▶ OBJECTIVE:
Set all the material down again unchanged, without the pictures.

begin

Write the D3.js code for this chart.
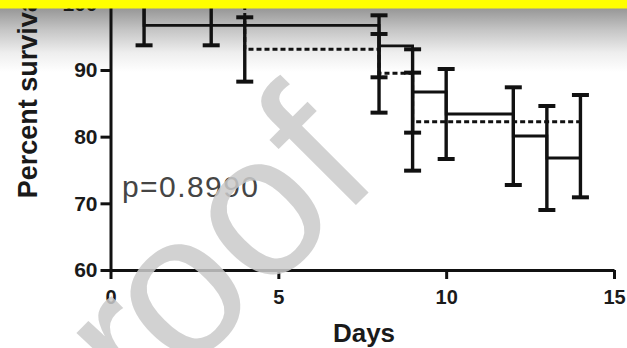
<!DOCTYPE html>
<html>
<head>
<meta charset="utf-8">
<script src="https://cdn.jsdelivr.net/npm/d3@7"></script>
<style>
  html, body { margin: 0; padding: 0; background: #fff; }
  svg { display: block; }
  .axis text { font-family: "Liberation Sans", Arial, sans-serif; font-weight: bold; fill: #1a1a1a; }
</style>
</head>
<body>
<svg id="chart" width="627" height="348"></svg>
<script>
// Kaplan–Meier survival, two groups, with SE bars
const xTicks = [0, 5, 10, 15];
const yTicks = [60, 70, 80, 90, 100];

// group A (solid)
const solidDays = [0, 1, 3, 8, 9, 10, 12, 13, 14];
const solidSurv = [100, 96.7, 96.7, 93.6, 86.7, 83.4, 80.1, 76.8, 76.8];
const solidLow  = [null, 93.7, 93.7, 88.9, 80.6, 76.65, 72.75, 69.0, 70.9];
const solidHigh = [null, 99.7, 99.7, 98.2, 93.1, 90.15, 87.4, 84.6, 86.25];

// group B (dashed)
const dottedDays = [0, 4, 8, 9, 14];
const dottedSurv = [100, 93.1, 89.5, 82.25, 82.25];
const dottedLow  = [null, 88.25, 83.6, 74.9, null];
const dottedHigh = [null, 97.9, 95.4, 89.6, null];

const pLabel = "p=0.8990";
const xTitle = "Days";
const yTitle = "Percent survival";
const watermark = ["P", "r", "o", "o", "f"];

const svg = d3.select("#chart");
const W = 627, H = 348;

const x = d3.scaleLinear().domain([0, 15]).range([110.5, 614]);
const y = d3.scaleLinear().domain([60, 100]).range([270, 3.3]);

// shaded band under the top strip
const defs = svg.append("defs");
const grad = defs.append("linearGradient").attr("id", "topShade")
  .attr("x1", 0).attr("y1", 0).attr("x2", 0).attr("y2", 1);
grad.append("stop").attr("offset", 0).attr("stop-color", "#969696");
grad.append("stop").attr("offset", 0.35).attr("stop-color", "#c6c6c6");
grad.append("stop").attr("offset", 0.7).attr("stop-color", "#eeeeee");
grad.append("stop").attr("offset", 1).attr("stop-color", "#ffffff");
svg.append("rect").attr("x", 0).attr("y", 8).attr("width", W).attr("height", 64)
  .attr("fill", "url(#topShade)");

// axes
const yAxis = svg.append("g").attr("class", "axis")
  .attr("transform", `translate(${x(0)},0)`)
  .call(d3.axisLeft(y).tickValues(yTicks).tickSize(10).tickPadding(3).tickSizeOuter(0));
yAxis.selectAll("text").style("font-size", "21px");

const xAxis = svg.append("g").attr("class", "axis")
  .attr("transform", `translate(0,${y(60)})`)
  .call(d3.axisBottom(x).tickValues(xTicks).tickSize(9).tickPadding(11).tickSizeOuter(0));
xAxis.selectAll("text").style("font-size", "20px");

svg.selectAll(".axis path, .axis line").attr("stroke", "#111").attr("stroke-width", 3);

// axis titles
svg.append("text").attr("class", "axis")
  .attr("transform", `translate(37,${94}) rotate(-90)`)
  .attr("text-anchor", "middle")
  .style("font-family", '"Liberation Sans", Arial, sans-serif')
  .style("font-weight", "bold").style("font-size", "27px").attr("fill", "#1a1a1a")
  .text(yTitle);

svg.append("text")
  .attr("x", 364).attr("y", 342).attr("text-anchor", "middle")
  .style("font-family", '"Liberation Sans", Arial, sans-serif')
  .style("font-weight", "bold").style("font-size", "26px").attr("fill", "#1a1a1a")
  .text(xTitle);

// p value
svg.append("text")
  .attr("x", 122).attr("y", 197)
  .attr("textLength", 136).attr("lengthAdjust", "spacing")
  .style("font-family", '"Liberation Sans", Arial, sans-serif')
  .style("font-size", "30px").attr("fill", "#454545")
  .text(pLabel);

// survival curves
const toPts = (days, surv) => days.map((d, i) => ({ d, s: surv[i] }));
const step = d3.line().x(p => x(p.d)).y(p => y(p.s)).curve(d3.curveStepAfter);

svg.append("path").datum(toPts(dottedDays, dottedSurv))
  .attr("d", step).attr("fill", "none").attr("stroke", "#111")
  .attr("stroke-width", 3).attr("stroke-dasharray", "5,3");

svg.append("path").datum(toPts(solidDays, solidSurv))
  .attr("d", step).attr("fill", "none").attr("stroke", "#111")
  .attr("stroke-width", 2.8);

// error bars
function bars(days, low, high) {
  const data = days.map((d, i) => ({ d, lo: low[i], hi: high[i] })).filter(e => e.lo != null);
  const g = svg.append("g").attr("stroke", "#111");
  g.selectAll("line.v").data(data).join("line").attr("class", "v")
    .attr("x1", e => x(e.d)).attr("x2", e => x(e.d))
    .attr("y1", e => y(e.hi)).attr("y2", e => y(e.lo)).attr("stroke-width", 3.4);
  const caps = data.flatMap(e => [{ d: e.d, v: e.lo }, { d: e.d, v: e.hi }]);
  g.selectAll("line.c").data(caps).join("line").attr("class", "c")
    .attr("x1", c => x(c.d) - 8.5).attr("x2", c => x(c.d) + 8.5)
    .attr("y1", c => y(c.v)).attr("y2", c => y(c.v)).attr("stroke-width", 4);
}
bars(solidDays, solidLow, solidHigh);
bars(dottedDays, dottedLow, dottedHigh);

// watermark, set diagonally across the plot
const wm = svg.append("text")
  .attr("transform", "translate(57,504) rotate(-45)")
  .style("font-family", '"Liberation Sans", Arial, sans-serif')
  .style("font-size", "203px")
  .attr("fill", "#cbcbcb").attr("opacity", 0.85);
const wmShift = [-24, 10, -10, 0, 0];
wm.selectAll("tspan").data(watermark).join("tspan")
  .attr("dx", (c, i) => wmShift[i])
  .text(c => c);

// top strip
svg.append("rect").attr("x", 0).attr("y", 0).attr("width", W).attr("height", 8.5)
  .attr("fill", "#ffff00");
</script>
</body>
</html>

end

▶ REPLY:
Write the D3.js code for this chart.
<!DOCTYPE html>
<html>
<head>
<meta charset="utf-8">
<script src="https://cdn.jsdelivr.net/npm/d3@7"></script>
<style>
  html, body { margin: 0; padding: 0; background: #fff; }
  svg { display: block; }
  .axis text { font-family: "Liberation Sans", Arial, sans-serif; font-weight: bold; fill: #1a1a1a; }
</style>
</head>
<body>
<svg id="chart" width="627" height="348"></svg>
<script>
// Kaplan–Meier survival, two groups, with SE bars
const xTicks = [0, 5, 10, 15];
const yTicks = [60, 70, 80, 90, 100];

// group A (solid)
const solidDays = [0, 1, 3, 8, 9, 10, 12, 13, 14];
const solidSurv = [100, 96.7, 96.7, 93.6, 86.7, 83.4, 80.1, 76.8, 76.8];
const solidLow  = [null, 93.7, 93.7, 88.9, 80.6, 76.65, 72.75, 69.0, 70.9];
const solidHigh = [null, 99.7, 99.7, 98.2, 93.1, 90.15, 87.4, 84.6, 86.25];

// group B (dashed)
const dottedDays = [0, 4, 8, 9, 14];
const dottedSurv = [100, 93.1, 89.5, 82.25, 82.25];
const dottedLow  = [null, 88.25, 83.6, 74.9, null];
const dottedHigh = [null, 97.9, 95.4, 89.6, null];

const pLabel = "p=0.8990";
const xTitle = "Days";
const yTitle = "Percent survival";
const watermark = ["P", "r", "o", "o", "f"];

const svg = d3.select("#chart");
const W = 627, H = 348;

const x = d3.scaleLinear().domain([0, 15]).range([110.5, 614]);
const y = d3.scaleLinear().domain([60, 100]).range([270, 3.3]);

// shaded band under the top strip
const defs = svg.append("defs");
const grad = defs.append("linearGradient").attr("id", "topShade")
  .attr("x1", 0).attr("y1", 0).attr("x2", 0).attr("y2", 1);
grad.append("stop").attr("offset", 0).attr("stop-color", "#969696");
grad.append("stop").attr("offset", 0.35).attr("stop-color", "#c6c6c6");
grad.append("stop").attr("offset", 0.7).attr("stop-color", "#eeeeee");
grad.append("stop").attr("offset", 1).attr("stop-color", "#ffffff");
svg.append("rect").attr("x", 0).attr("y", 8).attr("width", W).attr("height", 64)
  .attr("fill", "url(#topShade)");

// axes
const yAxis = svg.append("g").attr("class", "axis")
  .attr("transform", `translate(${x(0)},0)`)
  .call(d3.axisLeft(y).tickValues(yTicks).tickSize(10).tickPadding(3).tickSizeOuter(0));
yAxis.selectAll("text").style("font-size", "21px");

const xAxis = svg.append("g").attr("class", "axis")
  .attr("transform", `translate(0,${y(60)})`)
  .call(d3.axisBottom(x).tickValues(xTicks).tickSize(9).tickPadding(11).tickSizeOuter(0));
xAxis.selectAll("text").style("font-size", "20px");

svg.selectAll(".axis path, .axis line").attr("stroke", "#111").attr("stroke-width", 3);

// axis titles
svg.append("text").attr("class", "axis")
  .attr("transform", `translate(37,${94}) rotate(-90)`)
  .attr("text-anchor", "middle")
  .style("font-family", '"Liberation Sans", Arial, sans-serif')
  .style("font-weight", "bold").style("font-size", "27px").attr("fill", "#1a1a1a")
  .text(yTitle);

svg.append("text")
  .attr("x", 364).attr("y", 342).attr("text-anchor", "middle")
  .style("font-family", '"Liberation Sans", Arial, sans-serif')
  .style("font-weight", "bold").style("font-size", "26px").attr("fill", "#1a1a1a")
  .text(xTitle);

// p value
svg.append("text")
  .attr("x", 122).attr("y", 197)
  .attr("textLength", 136).attr("lengthAdjust", "spacing")
  .style("font-family", '"Liberation Sans", Arial, sans-serif')
  .style("font-size", "30px").attr("fill", "#454545")
  .text(pLabel);

// survival curves
const toPts = (days, surv) => days.map((d, i) => ({ d, s: surv[i] }));
const step = d3.line().x(p => x(p.d)).y(p => y(p.s)).curve(d3.curveStepAfter);

svg.append("path").datum(toPts(dottedDays, dottedSurv))
  .attr("d", step).attr("fill", "none").attr("stroke", "#111")
  .attr("stroke-width", 3).attr("stroke-dasharray", "5,3");

svg.append("path").datum(toPts(solidDays, solidSurv))
  .attr("d", step).attr("fill", "none").attr("stroke", "#111")
  .attr("stroke-width", 2.8);

// error bars
function bars(days, low, high) {
  const data = days.map((d, i) => ({ d, lo: low[i], hi: high[i] })).filter(e => e.lo != null);
  const g = svg.append("g").attr("stroke", "#111");
  g.selectAll("line.v").data(data).join("line").attr("class", "v")
    .attr("x1", e => x(e.d)).attr("x2", e => x(e.d))
    .attr("y1", e => y(e.hi)).attr("y2", e => y(e.lo)).attr("stroke-width", 3.4);
  const caps = data.flatMap(e => [{ d: e.d, v: e.lo }, { d: e.d, v: e.hi }]);
  g.selectAll("line.c").data(caps).join("line").attr("class", "c")
    .attr("x1", c => x(c.d) - 8.5).attr("x2", c => x(c.d) + 8.5)
    .attr("y1", c => y(c.v)).attr("y2", c => y(c.v)).attr("stroke-width", 4);
}
bars(solidDays, solidLow, solidHigh);
bars(dottedDays, dottedLow, dottedHigh);

// watermark, set diagonally across the plot
const wm = svg.append("text")
  .attr("transform", "translate(57,504) rotate(-45)")
  .style("font-family", '"Liberation Sans", Arial, sans-serif')
  .style("font-size", "203px")
  .attr("fill", "#cbcbcb").attr("opacity", 0.85);
const wmShift = [-24, 10, -10, 0, 0];
wm.selectAll("tspan").data(watermark).join("tspan")
  .attr("dx", (c, i) => wmShift[i])
  .text(c => c);

// top strip
svg.append("rect").attr("x", 0).attr("y", 0).attr("width", W).attr("height", 8.5)
  .attr("fill", "#ffff00");
</script>
</body>
</html>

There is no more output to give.